ST. LOUIS — Kyle Lohse is all about efficiency, about avoiding extended at-bats and letting hitters get themselves out.
The St. Louis Cardinals are in a spot where they really could use that kind of game. When he takes the mound Wednesday against the San Francisco Giants, the 16-game winner can pitch his team into the lead of an NL Championship Series tied 1-1.
St. Louis has gone three straight games without a starter getting an out in the fifth inning. Lohse gets a chance to end that troubling trend when he faces Matt Cain in a matchup of 16-game winners.
Marco Scutaro’s availabilty was unclear after he was rammed by Matt Holliday while breaking up a double play Monday night. A person with knowledge of the injury told The Associated Press that Scutaro strained his left hip.

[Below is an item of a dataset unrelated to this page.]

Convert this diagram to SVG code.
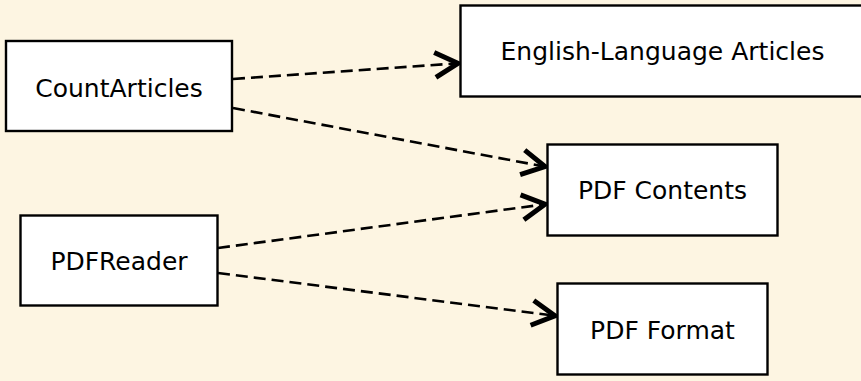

The Cardinals didn’t work out Tuesday after a return flight to the Midwest. The exception was a 49-pitch simulated game by Jake Westbrook, who recovered from a strained right oblique and is hopeful of rejoining the staff if St. Louis makes it to the World Series.
“I told Buster to tell Marco I wish I had started my slide a step earlier,” Holliday said. “I wanted him to know I wasn’t trying to hurt him. When a guy has to leave the game, I feel bad.”
Holliday also defended his hardnosed approach.
“When I’m at first and see a grounder to short, I’m just trying to make sure they can’t turn the double play,” Holliday said. “He was right on second base. I hope he’s OK. He’s a good guy.”
“To me, what I see is a guy who I’ve never seen one act of trying to hurt anybody,” Matheny said. “And I would never believe that’s what he was trying to do. I know what Matt’s intentions were, and he was thinking about his team at the time.”
Addressing the overworked bullpen, Matheny said travel days during the postseason lessen the burden and keep pitchers fresh. Still, he’d rather not keep making those early trips to the mound.
“You have strong starting pitching, you have an opportunity to be successful,” Matheny said. “Otherwise, you’re fighting an uphill battle all the time, and it seems like you’re constantly coming back.”
Lohse needed just 87 pitches to complete a strong seven-inning outing his last time out, a 2-1 loss to Washington in Game 4 of the NL Division Series. In the regular season, in 11 starts he worked six innings or longer and threw fewer than 100 pitches.